Thanks to the mid-pilothouse concept, the saloon and galley are surrounded by windows to provide natural light and outside views. Luana’s owners enlisted interior designer Vicki McCauley who based the boat’s colour story on the marble in the bathrooms and the purplish-grey marble in the galley.
The galley sole is solid oak, grey-washed to match the marble and reflects similar tones in the joinery. Yachting Developments made all the interior and exterior upholstery in Sumbrella, a fabric resistant to fading.
There were plenty of robust discussions among the owners, Lloyd Stevenson and Bill Upfold as Luana developed, but it seems everyone agreed on the boat’s exterior styling: a classic ship-like look which suits its relaxed-style cruising. The curving bow profile, muscular rubbing strakes and bulwarks exude security.

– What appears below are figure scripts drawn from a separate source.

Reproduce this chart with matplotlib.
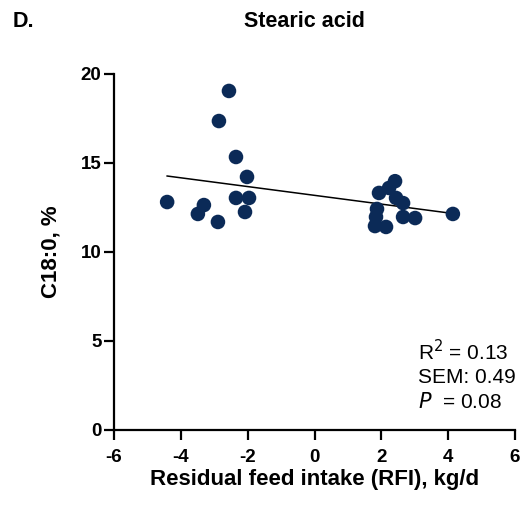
import numpy as np
import matplotlib
matplotlib.use("Agg")
import matplotlib.pyplot as plt

plt.rcParams['font.family'] = ['Liberation Sans', 'DejaVu Sans']
plt.rcParams['axes.unicode_minus'] = False

rfi = [-4.41, -3.31, -3.49, -2.89, -2.56, -2.86, -2.35, -2.02, -2.35, -1.96, -2.08,
       2.41, 2.23, 1.93, 2.44, 2.65, 1.87, 1.84, 1.81, 2.14, 2.65, 3.01, 4.14]
c180 = [12.78, 12.61, 12.11, 11.66, 19.02, 17.33, 15.31, 14.19, 13.01, 13.01, 12.22,
        13.95, 13.57, 13.29, 13.01, 12.72, 12.39, 11.94, 11.43, 11.38, 11.94, 11.88, 12.11]

x_ticks = [-6, -4, -2, 0, 2, 4, 6]
y_ticks = [0, 5, 10, 15, 20]

fig = plt.figure(figsize=(5.31, 5.08), dpi=100)
ax = fig.add_axes([0.2147, 0.1545, 0.9699 - 0.2147, 0.8553 - 0.1545])

x = np.array(rfi)
y = np.array(c180)
slope, intercept = np.polyfit(x, y, 1)
xl = np.array([x.min(), x.max()])
ax.plot(xl, slope * xl + intercept, color='black', lw=1.1, zorder=2)
ax.scatter(x, y, s=110, color='#0b2a57', edgecolors='none', zorder=3)

ax.set_xlim(-6, 6)
ax.set_ylim(0, 20)
ax.set_xticks(x_ticks)
ax.set_yticks(y_ticks)
ax.spines['top'].set_visible(False)
ax.spines['right'].set_visible(False)
for s in ['left', 'bottom']:
    ax.spines[s].set_linewidth(1.6)
ax.tick_params(width=1.6, length=7, labelsize=13.5, direction='out')
ax.tick_params(axis='y', pad=2)
ax.tick_params(axis='x', pad=7)
for lab in ax.get_xticklabels() + ax.get_yticklabels():
    lab.set_fontweight('bold')

ax.set_xlabel('Residual feed intake (RFI), kg/d', fontsize=16, fontweight='bold')
ax.set_ylabel('C18:0, %', fontsize=16, fontweight='bold')
ax.xaxis.set_label_coords(0.5, -0.112)
ax.yaxis.set_label_coords(-0.132, 0.5)

fig.text(0.573, 0.958, 'Stearic acid', ha='center', va='center', fontsize=15.5, fontweight='bold')
fig.text(0.024, 0.958, 'D.', ha='left', va='center', fontsize=15.5, fontweight='bold')

ax.text(0.758, 0.218, r'R$^2$ = 0.13', transform=ax.transAxes, fontsize=15, ha='left', va='center')
ax.text(0.758, 0.145, 'SEM: 0.49', transform=ax.transAxes, fontsize=15, ha='left', va='center')
ax.text(0.758, 0.077, r'$\it{P}$  = 0.08', transform=ax.transAxes, fontsize=15, ha='left', va='center')

fig.savefig('out.png', dpi=100)
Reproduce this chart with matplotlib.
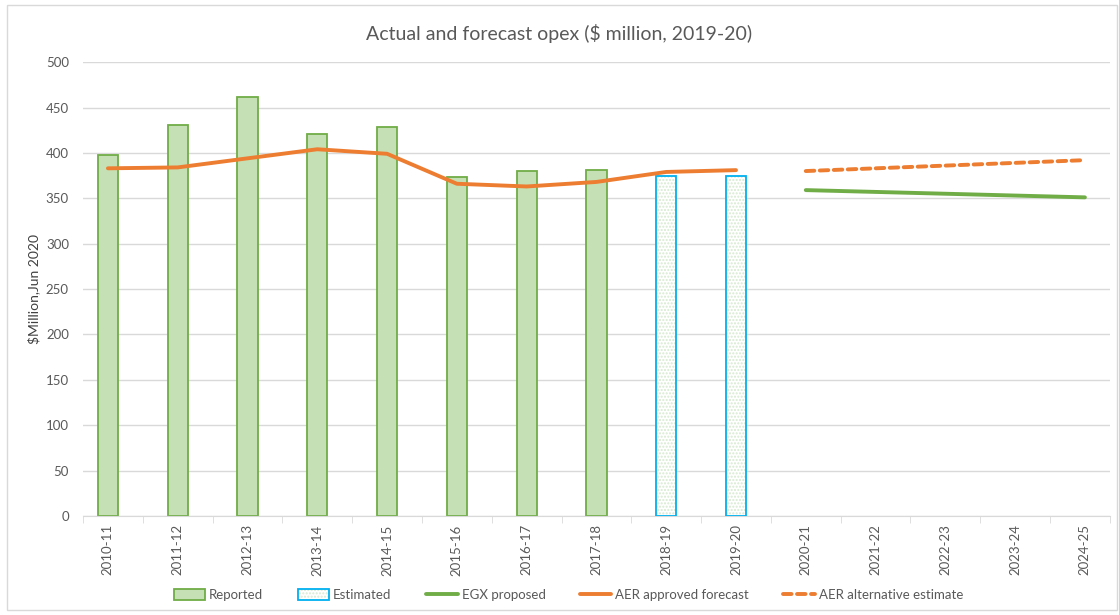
import matplotlib
matplotlib.use('Agg')
import matplotlib.pyplot as plt
from matplotlib.patches import Rectangle
from matplotlib.legend_handler import HandlerTuple

# Données
years = ['2010-11', '2011-12', '2012-13', '2013-14', '2014-15', '2015-16', '2016-17',
         '2017-18', '2018-19', '2019-20', '2020-21', '2021-22', '2022-23', '2023-24', '2024-25']
reported = [398, 431, 462, 421, 428, 373, 380, 381]
estimated = [374, 374]
aer_approved = [383, 384, 394, 404, 399, 366, 363, 368, 379, 381]
egx_proposed = [359, 357, 355, 353, 351]
aer_alternative = [380, 383, 386, 389, 392]

plt.rcParams['font.family'] = ['Lato', 'DejaVu Sans']
grey = '#595959'
green_fill = '#c5e0b4'
green_line = '#70ad47'
blue = '#00b0f0'
orange = '#ed7d31'

fig = plt.figure(figsize=(11.19, 6.15), dpi=100)
ax = fig.add_axes([0.074, 0.161, 0.918, 0.738])

x = list(range(len(years)))
w = 0.29

# Barres
ax.bar(x[:8], reported, width=w, color=green_fill, edgecolor=green_line, linewidth=1.3,
       label='Reported', zorder=2)
h1 = ax.bar(x[8:10], estimated, width=w, color='white', edgecolor='#d5ead0', hatch='.....',
            linewidth=0, zorder=2)
h2 = ax.bar(x[8:10], estimated, width=w, color='none', edgecolor=blue, linewidth=1.3, zorder=3)

# Lignes
ax.plot(x[10:], egx_proposed, color=green_line, linewidth=2.8, label='EGX proposed',
        solid_capstyle='round', zorder=4)
ax.plot(x[:10], aer_approved, color=orange, linewidth=2.8, label='AER approved forecast',
        solid_capstyle='round', zorder=4)
ax.plot(x[10:], aer_alternative, color=orange, linewidth=2.8, linestyle=(0, (2.2, 1.4)),
        dash_capstyle='round', label='AER alternative estimate', zorder=4)

# Styling
ax.set_xlim(-0.36, 14.36)
ax.set_ylim(0, 500)
ax.set_yticks(range(0, 501, 50))
ax.set_xticks(x)
ax.set_xticklabels(years, rotation=90)
ax.set_xticks([i + 0.5 for i in x[:-1]] + [-0.36, 14.36], minor=True)
ax.tick_params(axis='x', which='major', length=0, colors=grey, labelsize=9.5, pad=6)
ax.tick_params(axis='x', which='minor', length=5, color='#d9d9d9')
ax.tick_params(axis='y', length=0, colors=grey, labelsize=9.5, pad=10)
ax.grid(True, axis='y', color='#d9d9d9', linewidth=1, zorder=0)
ax.set_axisbelow(True)
for s in ['top', 'right', 'left']:
    ax.spines[s].set_visible(False)
ax.spines['bottom'].set_color('#d9d9d9')
ax.set_ylabel('$Million,Jun 2020', color='#404040', fontsize=10, labelpad=4)
fig.text(0.5, 0.946, 'Actual and forecast opex ($ million, 2019-20)', ha='center', va='center',
         fontsize=14, color=grey)

handles, labels = ax.get_legend_handles_labels()
handles = [handles[3], (h1[0], h2[0]), handles[0], handles[1], handles[2]]
labels = ['Reported', 'Estimated', 'EGX proposed', 'AER approved forecast', 'AER alternative estimate']
fig.legend(handles, labels, loc='center', bbox_to_anchor=(0.508, 0.033), ncol=5, frameon=False,
           fontsize=9.5, labelcolor=grey, handlelength=2.4, handleheight=0.9, columnspacing=2.6,
           handletextpad=0.3,
           handler_map={tuple: HandlerTuple(ndivide=1, pad=0)})

fig.patches.append(Rectangle((0.006, 0.008), 0.992, 0.984, transform=fig.transFigure,
                             fill=False, edgecolor='#d9d9d9', linewidth=1))

fig.savefig('out.png', dpi=100)
plt.close(fig)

Finding the right colour for the exterior involved hundreds of colour swatches until Stevenson spied a boat at Westhaven Marina and suggested the owners take a look. Its colour was perfect. The boat manufacturer kindly supplied the name of the paint which was matched by Awlcraft and delivered as Luana Cream.

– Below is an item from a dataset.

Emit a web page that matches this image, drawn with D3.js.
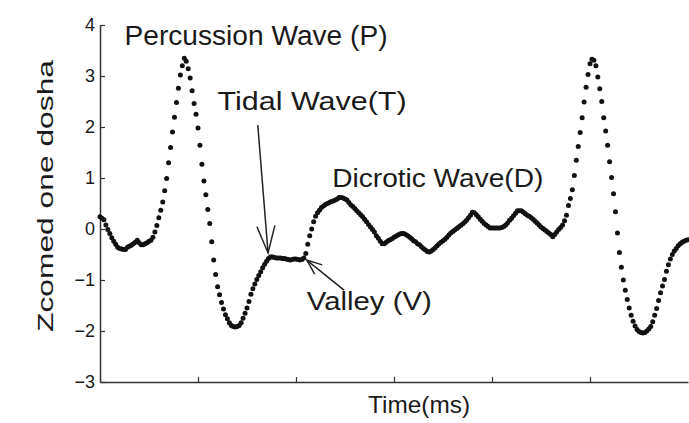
<!DOCTYPE html>
<html>
<head>
<meta charset="utf-8">
<script src="https://cdn.jsdelivr.net/npm/d3@7"></script>
<style>
  body { margin: 0; background: #fff; }
  svg { display: block; }
  text { font-family: "Liberation Sans", Arial, sans-serif; fill: #1a1a1a; }
</style>
</head>
<body>
<div id="chart"></div>
<script>
// sampled pulse, one value every 2 ms
const sampleMs = 2;
const pulse = [
  0.24, 0.21, 0.18, 0.08, -0.01, -0.09, -0.17, -0.24, -0.30, -0.36,
  -0.38, -0.39, -0.40, -0.40, -0.36, -0.34, -0.32, -0.29, -0.26, -0.22,
  -0.27, -0.31, -0.31, -0.29, -0.27, -0.24, -0.22, -0.16, -0.06, 0.07,
  0.22, 0.37, 0.53, 0.75, 0.99, 1.30, 1.60, 1.90, 2.19, 2.48,
  2.76, 3.02, 3.20, 3.35, 3.29, 3.14, 2.96, 2.71, 2.46, 2.25,
  1.98, 1.64, 1.27, 0.94, 0.67, 0.38, 0.11, -0.25, -0.61, -0.89,
  -1.13, -1.29, -1.44, -1.57, -1.68, -1.76, -1.84, -1.89, -1.91, -1.92,
  -1.91, -1.89, -1.84, -1.75, -1.65, -1.55, -1.42, -1.28, -1.17, -1.08,
  -0.99, -0.91, -0.84, -0.76, -0.69, -0.63, -0.58, -0.55, -0.55, -0.56,
  -0.57, -0.57, -0.57, -0.58, -0.58, -0.59, -0.60, -0.61, -0.60, -0.59,
  -0.59, -0.60, -0.61, -0.60, -0.57, -0.48, -0.30, -0.13, 0.00, 0.14,
  0.25, 0.32, 0.37, 0.42, 0.45, 0.48, 0.50, 0.52, 0.54, 0.55,
  0.57, 0.59, 0.62, 0.62, 0.61, 0.59, 0.57, 0.52, 0.47, 0.44,
  0.40, 0.36, 0.32, 0.28, 0.24, 0.19, 0.14, 0.09, 0.04, -0.01,
  -0.06, -0.13, -0.18, -0.24, -0.29, -0.29, -0.26, -0.23, -0.21, -0.19,
  -0.16, -0.14, -0.12, -0.10, -0.09, -0.09, -0.11, -0.13, -0.16, -0.19,
  -0.23, -0.25, -0.29, -0.31, -0.35, -0.38, -0.41, -0.44, -0.45, -0.43,
  -0.40, -0.37, -0.33, -0.29, -0.26, -0.23, -0.20, -0.16, -0.12, -0.08,
  -0.05, -0.02, 0.01, 0.04, 0.07, 0.10, 0.13, 0.17, 0.22, 0.27,
  0.33, 0.32, 0.28, 0.24, 0.19, 0.15, 0.11, 0.08, 0.05, 0.02,
  0.02, 0.02, 0.02, 0.02, 0.02, 0.03, 0.05, 0.08, 0.12, 0.17,
  0.21, 0.26, 0.31, 0.36, 0.36, 0.36, 0.33, 0.30, 0.27, 0.25,
  0.22, 0.19, 0.15, 0.12, 0.08, 0.04, 0.01, -0.02, -0.05, -0.08,
  -0.11, -0.15, -0.11, -0.06, -0.01, 0.03, 0.08, 0.16, 0.27, 0.46,
  0.60, 0.77, 1.05, 1.35, 1.62, 1.89, 2.18, 2.49, 2.78, 3.03,
  3.24, 3.33, 3.31, 3.20, 2.98, 2.75, 2.50, 2.18, 1.92, 1.64,
  1.32, 1.01, 0.69, 0.34, -0.08, -0.46, -0.75, -1.00, -1.20, -1.38,
  -1.55, -1.69, -1.81, -1.90, -1.97, -2.01, -2.03, -2.04, -2.03, -2.00,
  -1.96, -1.91, -1.82, -1.69, -1.56, -1.40, -1.25, -1.12, -0.99, -0.83,
  -0.70, -0.59, -0.50, -0.43, -0.38, -0.33, -0.29, -0.26, -0.24, -0.22,
  -0.21
];
const yTicks = [-3, -2, -1, 0, 1, 2, 3, 4];
const xTicks = [0, 100, 200, 300, 400, 500, 600];

// annotation anchors in data units (ms, value)
const notes = [
  { text: 'Percussion Wave (P)', t: 25, v: 3.61 },
  { text: 'Tidal Wave(T)', t: 120, v: 2.33 },
  { text: 'Dicrotic Wave(D)', t: 237, v: 0.82 },
  { text: 'Valley (V)', t: 211, v: -1.59 }
];
const arrows = [
  { name: 'tidal', from: [161, 2.04], to: [171.5, -0.47] },
  { name: 'valley', from: [249, -1.20], to: [211, -0.61] }
];

const width = 689, height = 423;
const svg = d3.select('#chart').append('svg')
    .attr('width', width)
    .attr('height', height);

const x = d3.scaleLinear().domain([0, 600]).range([100, 688]);
const y = d3.scaleLinear().domain([-3, 4]).range([382, 25]);

// axes
const yAxis = svg.append('g')
    .attr('transform', `translate(${x(0)},0)`)
    .call(d3.axisLeft(y).tickValues(yTicks).tickFormat(d3.format('d'))
        .tickSizeInner(-5).tickSizeOuter(0).tickPadding(5));
const xAxis = svg.append('g')
    .attr('transform', `translate(0,${y(-3)})`)
    .call(d3.axisBottom(x).tickValues(xTicks).tickFormat('')
        .tickSizeInner(-5).tickSizeOuter(0));

[yAxis, xAxis].forEach(a => {
    a.select('.domain').attr('stroke', '#333').attr('stroke-width', 1.5);
    a.selectAll('.tick line').attr('stroke', '#333').attr('stroke-width', 1.2);
});
yAxis.selectAll('.tick text')
    .style('font-family', '"Liberation Sans", Arial, sans-serif')
    .style('font-size', '18px')
    .attr('fill', '#1a1a1a');
xAxis.selectAll('.tick').filter(d => d === 0 || d === 600).select('line').remove();

// axis titles
svg.append('text')
    .attr('transform', 'translate(53,196) rotate(-90)')
    .attr('text-anchor', 'middle')
    .attr('font-size', 22)
    .attr('textLength', 272)
    .attr('lengthAdjust', 'spacingAndGlyphs')
    .text('Zcomed one dosha');

svg.append('text')
    .attr('x', 419)
    .attr('y', 413)
    .attr('text-anchor', 'middle')
    .attr('font-size', 24)
    .attr('textLength', 102)
    .attr('lengthAdjust', 'spacingAndGlyphs')
    .text('Time(ms)');

// the waveform, drawn as sample dots
svg.append('g')
    .selectAll('circle')
    .data(pulse)
    .join('circle')
    .attr('cx', (d, i) => x(i * sampleMs))
    .attr('cy', d => y(d))
    .attr('r', 2.5)
    .attr('fill', '#111');

// annotation text
const noteStyle = {
    'Percussion Wave (P)': { size: 27, len: 263 },
    'Tidal Wave(T)': { size: 26, len: 189 },
    'Dicrotic Wave(D)': { size: 26, len: 211 },
    'Valley (V)': { size: 26, len: 125 }
};
svg.append('g')
    .selectAll('text')
    .data(notes)
    .join('text')
    .attr('x', d => x(d.t))
    .attr('y', d => y(d.v))
    .attr('font-size', d => noteStyle[d.text].size)
    .attr('textLength', d => noteStyle[d.text].len)
    .attr('lengthAdjust', 'spacingAndGlyphs')
    .text(d => d.text);

// arrows with open heads
const headStyle = { tidal: { len: 27, half: 9 }, valley: { len: 15, half: 6 } };
const ag = svg.append('g')
    .attr('stroke', '#222')
    .attr('stroke-width', 1.5)
    .attr('fill', 'none');
arrows.forEach(a => {
    const x1 = x(a.from[0]), y1 = y(a.from[1]);
    const x2 = x(a.to[0]), y2 = y(a.to[1]);
    ag.append('line')
        .attr('x1', x1).attr('y1', y1)
        .attr('x2', x2).attr('y2', y2);
    const ang = Math.atan2(y2 - y1, x2 - x1);
    const h = headStyle[a.name];
    const bx = x2 - h.len * Math.cos(ang), by = y2 - h.len * Math.sin(ang);
    const px = -Math.sin(ang) * h.half, py = Math.cos(ang) * h.half;
    ag.append('path')
        .attr('d', `M${bx + px},${by + py}L${x2},${y2}L${bx - px},${by - py}`);
});
</script>
</body>
</html>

Meanwhile, Luana’s owners had visited St Tropez and noticed the super-sized motoryachts had their superstructures, including the aerials and radar towers, in a darker tone than their topsides. The effect softens the boat’s profile and helps the aerials and towers to disappear, visually.
Luana followed suit with a two-tone exterior. It’s set to perfection with the timber bow rails painted in a pearl-finish automotive paint and the bold nameplates of Luana created by signwriter Vern Newlove and painted in palladium leaf.
What women want
Luana’s owners were determined to build her for themselves, rather than compromise their onboard comfort for extra guest accommodation. As the woman co-owner puts it: “People say, ‘What about resale?’ Resale is not a factor as Luana was personalised to suit us.”
What a great attitude. My guess is that the Luana’s dedication to luxury in personal space has only enhanced her appeal – because everyone loves a good night’s sleep.